A plus grande échelle, le retour de la dictature en Egypte soutenue par l’Occident, pays le plus important du monde arabe, a contribué à rétablir les conditions qui ont initialement mené à la guerre contre le terrorisme. Obama a échangé le programme de kidnapping et de torture de la CIA de l’ère Bush pour un déploiement accru de forces spéciales, et des assassinats exécutés par des drones de la CIA de personnes ciblées le plus souvent en raison de leur "signature" – telle que homme en âge de combattre. Et les forces britanniques ont cette semaine été accusées d’entraîner des escadrons de la mort kenyans qui ciblent de présumés militants islamistes, et de leur fournir des renseignements.
L’impact de tout ceci – les révélations de l’orgie de torture commise par la CIA, la domination militaire croissante de l’Occident, les perspectives de changement démocratique qui s’amenuisent – sur le monde arabe et musulman devrait maintenant être évident, ainsi que les répercussions sociales dans des pays comme la Grande Bretagne.

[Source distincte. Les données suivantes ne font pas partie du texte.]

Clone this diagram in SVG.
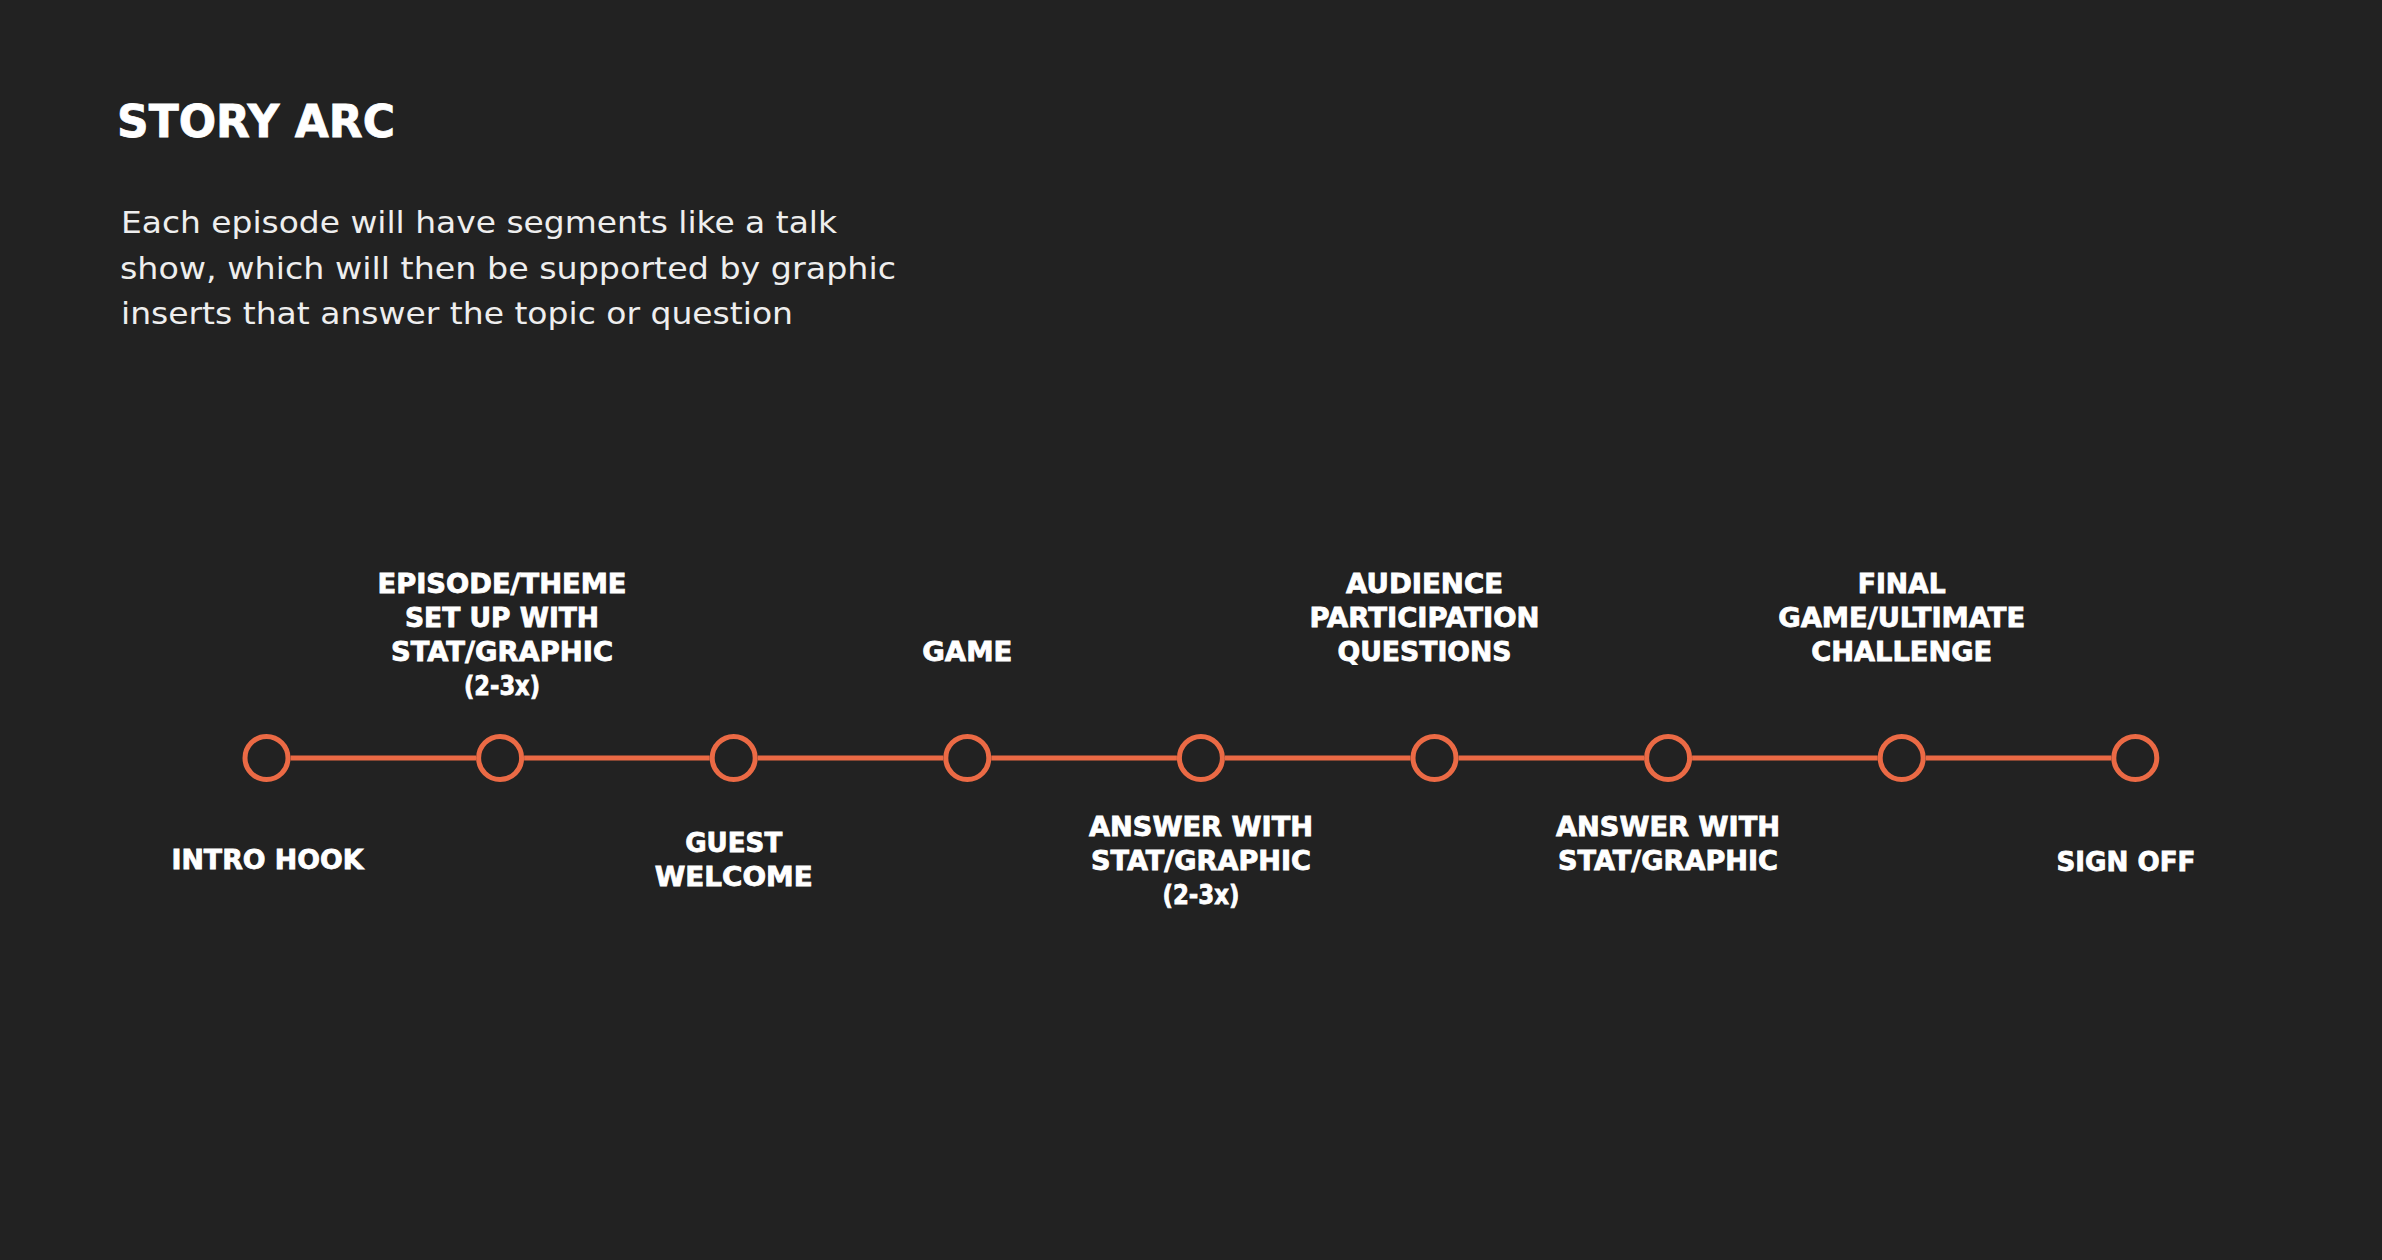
<svg xmlns="http://www.w3.org/2000/svg" width="2382" height="1260" viewBox="0 0 2382 1260">
  <style>
    .title { font-family: "DejaVu Sans", "Liberation Sans", sans-serif; font-weight: bold; font-size: 45px; fill: #ffffff; stroke: #ffffff; stroke-width: 0.8px; }
    .body { font-family: "DejaVu Sans", "Liberation Sans", sans-serif; font-size: 31px; fill: #eeeeee; }
    .lbl { font-family: "DejaVu Sans", "Liberation Sans", sans-serif; font-weight: bold; font-size: 26px; fill: #ffffff; stroke: #ffffff; stroke-width: 0.8px; text-anchor: middle; }
    .dot { fill: #222222; stroke: #EB6A45; stroke-width: 5; }
    .conn { stroke: #EB6A45; stroke-width: 5; fill: none; }
  </style>
  <rect x="0" y="0" width="2382" height="1260" fill="#222222"/>

  <g id="header">
    <text class="title" x="117" y="137" textLength="278" lengthAdjust="spacingAndGlyphs">STORY ARC</text>
    <text class="body" x="121" y="233" textLength="716" lengthAdjust="spacingAndGlyphs">Each episode will have segments like a talk</text>
    <text class="body" x="120" y="279" textLength="776" lengthAdjust="spacingAndGlyphs">show, which will then be supported by graphic</text>
    <text class="body" x="121" y="324" textLength="672" lengthAdjust="spacingAndGlyphs">inserts that answer the topic or question</text>
  </g>

  <g id="connectors">
    <line class="conn" x1="290.5" y1="758" x2="476.1" y2="758"/>
    <line class="conn" x1="524.1" y1="758" x2="709.7" y2="758"/>
    <line class="conn" x1="757.7" y1="758" x2="943.3" y2="758"/>
    <line class="conn" x1="991.3" y1="758" x2="1176.9" y2="758"/>
    <line class="conn" x1="1224.9" y1="758" x2="1410.5" y2="758"/>
    <line class="conn" x1="1458.5" y1="758" x2="1644.1" y2="758"/>
    <line class="conn" x1="1692.1" y1="758" x2="1877.7" y2="758"/>
    <line class="conn" x1="1925.7" y1="758" x2="2111.3" y2="758"/>
  </g>

  <g id="node-intro-hook">
    <circle class="dot" cx="266.5" cy="758" r="21.5"/>
    <text class="lbl" x="267.5" y="869" textLength="192" lengthAdjust="spacingAndGlyphs">INTRO HOOK</text>
  </g>

  <g id="node-episode-theme">
    <circle class="dot" cx="500.1" cy="758" r="21.5"/>
    <text class="lbl" x="502" y="593" textLength="249" lengthAdjust="spacingAndGlyphs">EPISODE/THEME</text>
    <text class="lbl" x="502" y="627" textLength="194" lengthAdjust="spacingAndGlyphs">SET UP WITH</text>
    <text class="lbl" x="502" y="661" textLength="222" lengthAdjust="spacingAndGlyphs">STAT/GRAPHIC</text>
    <text class="lbl" x="502" y="695" textLength="76" lengthAdjust="spacingAndGlyphs">(2-3x)</text>
  </g>

  <g id="node-guest-welcome">
    <circle class="dot" cx="733.7" cy="758" r="21.5"/>
    <text class="lbl" x="733.7" y="852" textLength="97" lengthAdjust="spacingAndGlyphs">GUEST</text>
    <text class="lbl" x="733.7" y="886" textLength="158" lengthAdjust="spacingAndGlyphs">WELCOME</text>
  </g>

  <g id="node-game">
    <circle class="dot" cx="967.3" cy="758" r="21.5"/>
    <text class="lbl" x="967.3" y="661" textLength="90" lengthAdjust="spacingAndGlyphs">GAME</text>
  </g>

  <g id="node-answer-1">
    <circle class="dot" cx="1200.9" cy="758" r="21.5"/>
    <text class="lbl" x="1201" y="836" textLength="224" lengthAdjust="spacingAndGlyphs">ANSWER WITH</text>
    <text class="lbl" x="1201" y="870" textLength="220" lengthAdjust="spacingAndGlyphs">STAT/GRAPHIC</text>
    <text class="lbl" x="1201" y="904" textLength="77" lengthAdjust="spacingAndGlyphs">(2-3x)</text>
  </g>

  <g id="node-audience">
    <circle class="dot" cx="1434.5" cy="758" r="21.5"/>
    <text class="lbl" x="1424.5" y="593" textLength="157" lengthAdjust="spacingAndGlyphs">AUDIENCE</text>
    <text class="lbl" x="1424.5" y="627" textLength="230" lengthAdjust="spacingAndGlyphs">PARTICIPATION</text>
    <text class="lbl" x="1424.5" y="661" textLength="174" lengthAdjust="spacingAndGlyphs">QUESTIONS</text>
  </g>

  <g id="node-answer-2">
    <circle class="dot" cx="1668.1" cy="758" r="21.5"/>
    <text class="lbl" x="1668" y="836" textLength="224" lengthAdjust="spacingAndGlyphs">ANSWER WITH</text>
    <text class="lbl" x="1668" y="870" textLength="220" lengthAdjust="spacingAndGlyphs">STAT/GRAPHIC</text>
  </g>

  <g id="node-final">
    <circle class="dot" cx="1901.7" cy="758" r="21.5"/>
    <text class="lbl" x="1901.7" y="593" textLength="88" lengthAdjust="spacingAndGlyphs">FINAL</text>
    <text class="lbl" x="1901.7" y="627" textLength="247" lengthAdjust="spacingAndGlyphs">GAME/ULTIMATE</text>
    <text class="lbl" x="1901.7" y="661" textLength="181" lengthAdjust="spacingAndGlyphs">CHALLENGE</text>
  </g>

  <g id="node-sign-off">
    <circle class="dot" cx="2135.3" cy="758" r="21.5"/>
    <text class="lbl" x="2126" y="871" textLength="139" lengthAdjust="spacingAndGlyphs">SIGN OFF</text>
  </g>
</svg>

Mais étant donné son nouvel engagement de stationner des troupes à Bahreïn, il ne subsiste aucun doute quant à la position du gouvernement britannique : derrière l’autocratie et les "intérêts durables". De la même façon que le refus de demander des comptes aux gouvernements états-uniens précédents pour leur pratique de la terreur et de la torture a préparé le terrain pour ce qui s’est produit après le 11 septembre, le fait que le Parlement ne discute même pas la décision d’installer des garnisons dans le Golfe est un sinistre présage. La nouvelle base militaire de la Grande Bretagne n’est pas dans l’intérêt du peuple britannique, ni de Bahreïn, ni même du Moyen-Orient dans son ensemble – c’est un danger pour nous tous, ainsi qu’une insulte.